PS Die Wendung „Der Staat ist nicht mehr real“ ist entlehnt einer Formulierung aus dem „Tagebuch der Aussiedlung“, in dem Dževad Karahasan über eine Frau schreibt, die klagt, weil ihre Kinder bei ihr sind, in Sarajevo, 1992 …

Und allen Fußballnationalmannschaftsministerinnen, mögen sie Oskar, Emil, Ottilie, Almut, Josef, Agathe, Sebastian, Herbert oder kurz und knapp wie immer auch heißen, ist dieser Abschnitt aus dem Tagebuch gewidmet, der im folgenden wörtlich wiedergegeben ist, mit einer kleinen Veränderung aber, statt dem Titel „Teilung der Scham“ wurde ein neuer gewählt:

Sarajevo, Syrien, 2015 und nächstes Jahr in Sarajevo, …
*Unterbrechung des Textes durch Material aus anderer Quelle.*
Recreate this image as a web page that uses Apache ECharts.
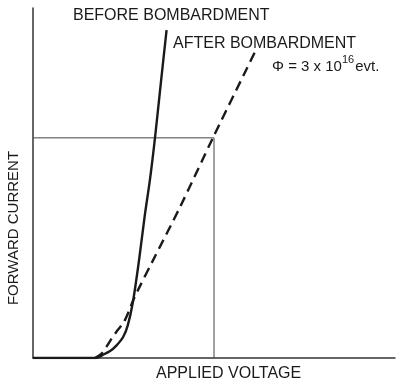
<!DOCTYPE html>
<html>
<head>
<meta charset="utf-8">
<script src="https://cdn.jsdelivr.net/npm/echarts@6/dist/echarts.min.js"></script>
<style>
  html, body { margin: 0; padding: 0; background: #fff; }
  #chart { width: 396px; height: 383px; }
</style>
</head>
<body>
<div id="chart"></div>
<script>
// Forward characteristic of a diode, in arbitrary units (0-100 on both axes)
const beforeVoltage = [0, 17.4, 19.3, 21.3, 22.9, 24.9, 26.2, 27.6, 29.3, 30.9, 32.3, 33.7, 35.4, 36.9];
const beforeCurrent = [0, 0, 0.9, 2.0, 3.4, 6.0, 9.4, 16.0, 28.0, 40.9, 50.9, 62.9, 79.4, 93.7];

const afterVoltage = [17.1, 18.8, 20.4, 21.8, 23.2, 25.1, 26.5, 27.6, 29.0, 32.9, 40.6, 49.7, 61.3];
const afterCurrent = [0, 1.1, 3.4, 5.7, 7.7, 10.3, 13.4, 16.3, 19.4, 27.4, 43.1, 62.9, 87.4];

// Reference operating point: a guide box drawn from the axes
const refVoltage = [0, 50, 50];
const refCurrent = [62.9, 62.9, 0];

const labels = {
  before: 'BEFORE BOMBARDMENT',
  after: 'AFTER BOMBARDMENT',
  xName: 'APPLIED VOLTAGE',
  yName: 'FORWARD CURRENT'
};

const zip = (xs, ys) => xs.map((x, i) => [x, ys[i]]);

const font = '"Liberation Sans", Arial, sans-serif';
const ink = '#1a1a1a';

const chart = echarts.init(document.getElementById('chart'), null, { renderer: 'canvas' });

chart.setOption({
  animation: false,
  backgroundColor: '#fff',
  grid: { left: 33, right: 1, top: 8, bottom: 25 },
  xAxis: {
    type: 'value', min: 0, max: 100,
    axisLine: { show: true, lineStyle: { color: '#333', width: 1.5 } },
    axisTick: { show: false }, axisLabel: { show: false }, splitLine: { show: false }
  },
  yAxis: {
    type: 'value', min: 0, max: 100,
    axisLine: { show: true, lineStyle: { color: '#333', width: 1.5 } },
    axisTick: { show: false }, axisLabel: { show: false }, splitLine: { show: false }
  },
  series: [
    {
      type: 'line', data: zip(refVoltage, refCurrent), symbol: 'none',
      lineStyle: { color: '#444', width: 1 }, z: 1
    },
    {
      type: 'line', data: zip(beforeVoltage, beforeCurrent), symbol: 'none', smooth: 0.3,
      lineStyle: { color: ink, width: 2.4 }, z: 3
    },
    {
      type: 'line', data: zip(afterVoltage, afterCurrent), symbol: 'none', smooth: 0.3,
      lineStyle: { color: ink, width: 2.4, type: [10, 6] }, z: 2
    }
  ],
  graphic: [
    { type: 'text', left: 73, top: 8,
      style: { text: labels.before, font: '16px ' + font, fill: ink } },
    { type: 'text', left: 173, top: 36,
      style: { text: labels.after, font: '16px ' + font, fill: ink } },
    { type: 'text', left: 272, top: 54,
      style: {
        text: '{a|\u03A6 = 3 x 10}{s|16}{a|evt.}',
        rich: {
          a: { fontSize: 15, fontFamily: font, fill: ink, verticalAlign: 'bottom', lineHeight: 20 },
          s: { fontSize: 11, fontFamily: font, fill: ink, verticalAlign: 'top', lineHeight: 20, padding: [0, 1, 0, 0] }
        }
      } },
    { type: 'text', left: 156, top: 366,
      style: { text: labels.xName, font: '16px ' + font, fill: ink } },
    { type: 'text', x: 14, y: 228, rotation: Math.PI / 2,
      style: { text: labels.yName, font: '15px ' + font, fill: ink, align: 'center', verticalAlign: 'middle' } }
  ]
});
</script>
</body>
</html>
Anfang November 1992, an einem schönen und relativ ruhigen Morgen, wollte ich zum Wasserholen gehen. Vor der Wohnungstür im Erdgeschoß, auf einem der Stühle, auf denen wir sitzen, wenn die Stadt »mäßig bombardiert« wird, saß unsere Nachbarin und weinte. Ich fragte, warum sie weine und ob ich helfen könne, doch die Nachbarin winkte ab und weinte weiter. Auf mein hartnäckiges Nachfragen antwortete sie nach gut zehn Minuten, sie weine, weil ihre Kinder bei ihr seien, in Sarajevo.

An diesem Morgen war die Nachbarsfrau Radmila mit ihren beiden kleinen Mädchen weggegangen. Sie war mit der UNPROFOR nach Frankreich ausgeflogen worden, wo ihre ältere Tochter Nana operiert werden sollte, die in unserem Hof, Anfang Juli, von einem Granatsplitter im Gesicht verletzt worden war. Von Juli bis November hatte sich Nanas Sehvermögen stark verschlechtert, aber in den Krankenhäusern von Sarajevo hatte man sich nicht zu einer Operation entschließen können.

Deshalb weinte Frau Marija. Sie weinte, weil ihr Kind nicht verletzt und weil es bei ihr in Sarajevo war.

Als sie mir das erklärte, begriff ich, daß meine Stadt in diesem Augenblick nicht real war, denn die Realität, die ich kenne, hatte sich verkehrt, so wie der Spiegel ein Gesicht seitenverkehrt: alles, was in der realen Welt Freude, Erleben und Schönheit bedeutet, wird hier und heute zu Schmerz. Bis in den späten Nachmittag philosophierte ich und versuchte, mich mit diesem Gedanken vom Spiegel und der Irrealität gegen die Bitternis zu wehren, die sich im Verlauf des morgendlichen Gesprächs in mein Inneres geschlichen hatte, doch am Abend brach, ganz gegen meinen Willen, eine Frage durch mein Philosophieren hindurch, die in meiner Sprache ganz deutlich lautete: Gott, warum, hast du es zugelassen, daß eine Mutter klagt, weil ihre Kinder bei ihr sind?